# DATA ENTRIES start

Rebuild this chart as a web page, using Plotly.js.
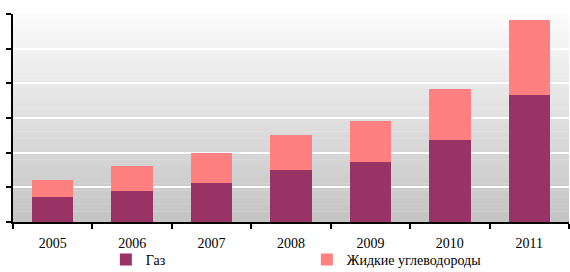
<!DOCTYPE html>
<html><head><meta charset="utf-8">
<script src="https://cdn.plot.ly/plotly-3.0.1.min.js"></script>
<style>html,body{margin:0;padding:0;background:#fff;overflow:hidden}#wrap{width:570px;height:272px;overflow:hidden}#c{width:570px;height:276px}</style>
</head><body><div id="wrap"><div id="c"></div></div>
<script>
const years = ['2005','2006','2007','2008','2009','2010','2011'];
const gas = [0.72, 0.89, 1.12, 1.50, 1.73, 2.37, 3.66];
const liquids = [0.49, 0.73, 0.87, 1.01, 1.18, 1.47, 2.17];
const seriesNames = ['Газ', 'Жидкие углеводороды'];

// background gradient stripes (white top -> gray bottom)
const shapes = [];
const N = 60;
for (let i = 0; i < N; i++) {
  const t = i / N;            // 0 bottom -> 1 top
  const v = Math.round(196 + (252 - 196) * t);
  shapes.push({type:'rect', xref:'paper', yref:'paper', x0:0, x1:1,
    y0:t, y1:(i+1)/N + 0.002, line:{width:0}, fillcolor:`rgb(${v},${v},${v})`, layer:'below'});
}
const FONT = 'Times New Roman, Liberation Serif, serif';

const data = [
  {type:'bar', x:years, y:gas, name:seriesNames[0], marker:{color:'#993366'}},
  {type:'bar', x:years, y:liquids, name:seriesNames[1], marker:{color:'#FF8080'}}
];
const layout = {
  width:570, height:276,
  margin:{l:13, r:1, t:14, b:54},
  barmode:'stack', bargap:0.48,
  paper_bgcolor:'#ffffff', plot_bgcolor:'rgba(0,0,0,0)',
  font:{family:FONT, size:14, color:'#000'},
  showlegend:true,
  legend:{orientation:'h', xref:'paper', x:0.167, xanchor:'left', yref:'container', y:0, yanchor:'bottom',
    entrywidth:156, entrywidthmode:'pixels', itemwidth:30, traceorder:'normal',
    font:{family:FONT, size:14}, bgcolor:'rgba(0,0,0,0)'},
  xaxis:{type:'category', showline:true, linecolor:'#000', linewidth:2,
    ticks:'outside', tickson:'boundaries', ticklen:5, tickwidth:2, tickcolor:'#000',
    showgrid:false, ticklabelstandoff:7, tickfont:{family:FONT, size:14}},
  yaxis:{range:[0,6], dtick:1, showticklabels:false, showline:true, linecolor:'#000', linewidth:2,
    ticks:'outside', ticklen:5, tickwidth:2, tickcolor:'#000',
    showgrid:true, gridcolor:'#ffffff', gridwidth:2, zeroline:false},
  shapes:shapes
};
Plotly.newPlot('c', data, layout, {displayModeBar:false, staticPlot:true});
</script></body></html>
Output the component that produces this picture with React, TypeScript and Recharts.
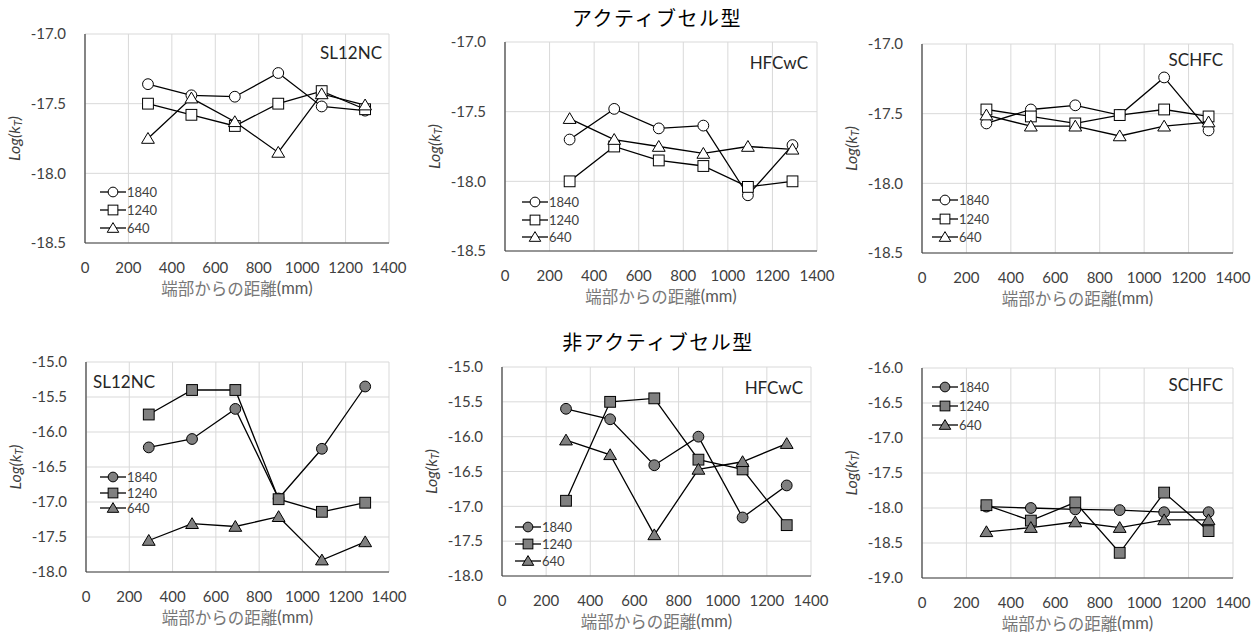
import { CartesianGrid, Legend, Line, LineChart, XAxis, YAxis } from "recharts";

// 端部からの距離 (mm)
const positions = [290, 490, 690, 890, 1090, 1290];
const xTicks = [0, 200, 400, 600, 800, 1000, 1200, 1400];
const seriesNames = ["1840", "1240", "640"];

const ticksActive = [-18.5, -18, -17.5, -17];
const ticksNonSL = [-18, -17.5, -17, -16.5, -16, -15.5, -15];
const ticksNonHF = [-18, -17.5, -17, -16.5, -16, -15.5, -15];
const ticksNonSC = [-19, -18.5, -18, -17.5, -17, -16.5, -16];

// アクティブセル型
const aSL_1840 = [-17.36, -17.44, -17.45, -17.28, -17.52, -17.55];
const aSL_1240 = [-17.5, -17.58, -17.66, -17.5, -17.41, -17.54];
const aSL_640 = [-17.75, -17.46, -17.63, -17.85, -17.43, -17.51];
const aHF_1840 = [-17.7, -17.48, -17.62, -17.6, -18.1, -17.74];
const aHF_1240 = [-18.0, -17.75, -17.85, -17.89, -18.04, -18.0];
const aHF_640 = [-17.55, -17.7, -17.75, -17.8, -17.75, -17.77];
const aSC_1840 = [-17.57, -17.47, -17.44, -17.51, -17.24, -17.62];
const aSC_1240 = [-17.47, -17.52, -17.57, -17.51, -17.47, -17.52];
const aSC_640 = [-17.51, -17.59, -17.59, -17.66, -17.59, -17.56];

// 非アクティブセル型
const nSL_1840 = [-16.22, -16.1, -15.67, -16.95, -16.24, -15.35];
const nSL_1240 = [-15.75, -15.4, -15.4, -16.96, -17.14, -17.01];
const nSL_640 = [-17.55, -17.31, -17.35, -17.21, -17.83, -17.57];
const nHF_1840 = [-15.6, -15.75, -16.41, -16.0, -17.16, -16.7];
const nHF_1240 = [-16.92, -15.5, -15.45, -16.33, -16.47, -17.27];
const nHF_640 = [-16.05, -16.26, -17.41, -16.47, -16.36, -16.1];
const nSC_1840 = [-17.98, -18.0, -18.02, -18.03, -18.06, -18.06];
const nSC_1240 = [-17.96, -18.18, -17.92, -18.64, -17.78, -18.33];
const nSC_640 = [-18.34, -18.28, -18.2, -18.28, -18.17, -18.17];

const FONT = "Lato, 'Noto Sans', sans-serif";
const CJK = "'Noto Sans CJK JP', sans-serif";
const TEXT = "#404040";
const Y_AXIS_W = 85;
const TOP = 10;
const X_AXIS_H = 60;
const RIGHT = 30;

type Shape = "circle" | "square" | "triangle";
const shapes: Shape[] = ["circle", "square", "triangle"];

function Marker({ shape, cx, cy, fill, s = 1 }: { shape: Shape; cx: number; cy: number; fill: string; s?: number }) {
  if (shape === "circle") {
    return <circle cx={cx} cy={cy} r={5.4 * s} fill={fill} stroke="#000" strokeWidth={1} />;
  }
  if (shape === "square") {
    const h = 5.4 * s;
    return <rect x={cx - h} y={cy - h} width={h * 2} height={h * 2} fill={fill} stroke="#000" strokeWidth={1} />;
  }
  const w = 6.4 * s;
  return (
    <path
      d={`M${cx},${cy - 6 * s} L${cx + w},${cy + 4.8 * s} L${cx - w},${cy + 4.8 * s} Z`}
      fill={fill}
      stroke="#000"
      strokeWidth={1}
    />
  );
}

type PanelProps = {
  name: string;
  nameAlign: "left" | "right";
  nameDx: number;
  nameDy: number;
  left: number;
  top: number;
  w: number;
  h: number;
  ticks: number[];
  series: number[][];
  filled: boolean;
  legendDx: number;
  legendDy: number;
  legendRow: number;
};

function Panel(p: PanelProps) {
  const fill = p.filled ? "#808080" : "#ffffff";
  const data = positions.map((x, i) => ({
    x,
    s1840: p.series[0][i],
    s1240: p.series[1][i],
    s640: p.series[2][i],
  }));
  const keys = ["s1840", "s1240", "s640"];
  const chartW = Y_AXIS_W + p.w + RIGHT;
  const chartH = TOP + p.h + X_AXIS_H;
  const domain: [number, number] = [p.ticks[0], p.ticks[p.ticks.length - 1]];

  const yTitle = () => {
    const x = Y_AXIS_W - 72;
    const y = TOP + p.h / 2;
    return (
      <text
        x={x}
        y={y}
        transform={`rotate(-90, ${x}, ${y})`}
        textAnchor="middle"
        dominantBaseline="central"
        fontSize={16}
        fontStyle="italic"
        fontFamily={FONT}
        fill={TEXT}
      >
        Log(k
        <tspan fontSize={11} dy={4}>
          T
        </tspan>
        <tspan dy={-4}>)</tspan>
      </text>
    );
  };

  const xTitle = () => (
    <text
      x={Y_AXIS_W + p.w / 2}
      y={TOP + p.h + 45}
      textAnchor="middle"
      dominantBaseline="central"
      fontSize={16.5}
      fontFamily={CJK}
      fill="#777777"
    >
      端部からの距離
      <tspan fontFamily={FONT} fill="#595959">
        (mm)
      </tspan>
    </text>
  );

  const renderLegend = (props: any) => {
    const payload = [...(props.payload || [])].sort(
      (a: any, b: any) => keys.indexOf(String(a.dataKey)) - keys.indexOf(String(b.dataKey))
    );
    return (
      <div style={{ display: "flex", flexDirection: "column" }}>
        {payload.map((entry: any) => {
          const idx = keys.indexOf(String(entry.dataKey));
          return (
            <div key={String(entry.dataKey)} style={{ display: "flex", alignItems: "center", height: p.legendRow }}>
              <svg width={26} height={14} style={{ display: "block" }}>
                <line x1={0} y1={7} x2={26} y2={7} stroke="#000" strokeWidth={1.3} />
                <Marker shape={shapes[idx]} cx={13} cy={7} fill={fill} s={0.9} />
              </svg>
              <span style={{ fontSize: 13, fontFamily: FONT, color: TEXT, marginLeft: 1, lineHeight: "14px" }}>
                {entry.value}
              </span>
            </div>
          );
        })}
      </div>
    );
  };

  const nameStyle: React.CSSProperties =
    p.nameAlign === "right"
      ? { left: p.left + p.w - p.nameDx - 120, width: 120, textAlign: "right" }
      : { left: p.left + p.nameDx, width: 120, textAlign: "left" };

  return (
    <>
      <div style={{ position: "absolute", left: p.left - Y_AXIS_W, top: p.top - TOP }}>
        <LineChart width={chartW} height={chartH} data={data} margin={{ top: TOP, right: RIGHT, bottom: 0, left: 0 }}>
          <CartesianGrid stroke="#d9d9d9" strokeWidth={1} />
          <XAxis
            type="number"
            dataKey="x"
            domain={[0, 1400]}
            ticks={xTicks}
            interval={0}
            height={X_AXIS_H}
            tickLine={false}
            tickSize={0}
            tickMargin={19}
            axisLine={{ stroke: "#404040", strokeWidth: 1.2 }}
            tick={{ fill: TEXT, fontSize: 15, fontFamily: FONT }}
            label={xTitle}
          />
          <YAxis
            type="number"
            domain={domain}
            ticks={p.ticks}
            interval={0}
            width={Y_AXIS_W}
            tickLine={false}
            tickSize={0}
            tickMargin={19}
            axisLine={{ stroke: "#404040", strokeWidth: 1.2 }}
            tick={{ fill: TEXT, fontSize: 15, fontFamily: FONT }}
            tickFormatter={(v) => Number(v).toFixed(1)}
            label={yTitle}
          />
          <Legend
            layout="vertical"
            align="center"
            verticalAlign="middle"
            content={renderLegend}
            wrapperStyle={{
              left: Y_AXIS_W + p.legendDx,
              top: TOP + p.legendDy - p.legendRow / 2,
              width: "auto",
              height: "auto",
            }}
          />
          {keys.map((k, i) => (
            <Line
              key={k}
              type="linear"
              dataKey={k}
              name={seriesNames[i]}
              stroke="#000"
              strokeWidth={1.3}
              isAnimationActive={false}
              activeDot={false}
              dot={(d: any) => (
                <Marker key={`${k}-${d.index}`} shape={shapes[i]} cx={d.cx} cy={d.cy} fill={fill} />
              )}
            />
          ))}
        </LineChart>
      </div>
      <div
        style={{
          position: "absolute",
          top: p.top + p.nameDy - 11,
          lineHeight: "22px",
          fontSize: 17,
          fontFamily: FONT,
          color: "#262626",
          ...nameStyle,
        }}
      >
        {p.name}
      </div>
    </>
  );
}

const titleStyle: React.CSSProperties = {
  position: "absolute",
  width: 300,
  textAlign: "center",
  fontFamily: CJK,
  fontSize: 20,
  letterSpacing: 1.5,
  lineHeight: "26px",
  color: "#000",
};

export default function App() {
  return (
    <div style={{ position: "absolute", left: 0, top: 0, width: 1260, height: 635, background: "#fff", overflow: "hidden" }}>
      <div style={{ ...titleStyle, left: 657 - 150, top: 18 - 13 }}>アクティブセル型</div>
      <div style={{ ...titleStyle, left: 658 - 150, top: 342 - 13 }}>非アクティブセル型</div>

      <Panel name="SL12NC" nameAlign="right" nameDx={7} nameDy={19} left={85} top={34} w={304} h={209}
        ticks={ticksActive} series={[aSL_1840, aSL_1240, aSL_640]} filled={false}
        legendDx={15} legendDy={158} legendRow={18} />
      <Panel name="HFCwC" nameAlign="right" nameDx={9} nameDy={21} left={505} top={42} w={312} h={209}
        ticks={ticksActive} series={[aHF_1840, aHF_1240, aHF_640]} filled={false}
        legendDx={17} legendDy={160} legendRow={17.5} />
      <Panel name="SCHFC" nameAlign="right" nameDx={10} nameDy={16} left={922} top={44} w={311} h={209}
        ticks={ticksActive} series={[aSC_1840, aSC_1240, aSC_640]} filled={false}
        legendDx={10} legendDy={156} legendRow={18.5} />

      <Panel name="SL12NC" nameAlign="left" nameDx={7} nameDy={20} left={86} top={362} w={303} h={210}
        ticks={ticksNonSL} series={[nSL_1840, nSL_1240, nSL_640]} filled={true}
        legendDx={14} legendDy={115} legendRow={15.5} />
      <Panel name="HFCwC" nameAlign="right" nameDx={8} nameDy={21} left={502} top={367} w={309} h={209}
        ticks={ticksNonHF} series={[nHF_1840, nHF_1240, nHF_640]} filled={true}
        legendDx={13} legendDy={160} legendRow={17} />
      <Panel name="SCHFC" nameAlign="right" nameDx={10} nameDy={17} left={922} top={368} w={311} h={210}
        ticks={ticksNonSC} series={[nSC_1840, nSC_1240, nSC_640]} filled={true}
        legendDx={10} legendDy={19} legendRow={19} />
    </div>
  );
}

# DATA ENTRIES end

**AIM**
Leave out the pictures and quote exactly the lines from the one where "Output the component" appears to the one where "const ticksNonSC = [-19, -18.5, -18, -17.5, -17, -16.5, -16];" appears, both ends counted.

**RESPONSE**
Output the component that produces this picture with React, TypeScript and Recharts.
import { CartesianGrid, Legend, Line, LineChart, XAxis, YAxis } from "recharts";

// 端部からの距離 (mm)
const positions = [290, 490, 690, 890, 1090, 1290];
const xTicks = [0, 200, 400, 600, 800, 1000, 1200, 1400];
const seriesNames = ["1840", "1240", "640"];

const ticksActive = [-18.5, -18, -17.5, -17];
const ticksNonSL = [-18, -17.5, -17, -16.5, -16, -15.5, -15];
const ticksNonHF = [-18, -17.5, -17, -16.5, -16, -15.5, -15];
const ticksNonSC = [-19, -18.5, -18, -17.5, -17, -16.5, -16];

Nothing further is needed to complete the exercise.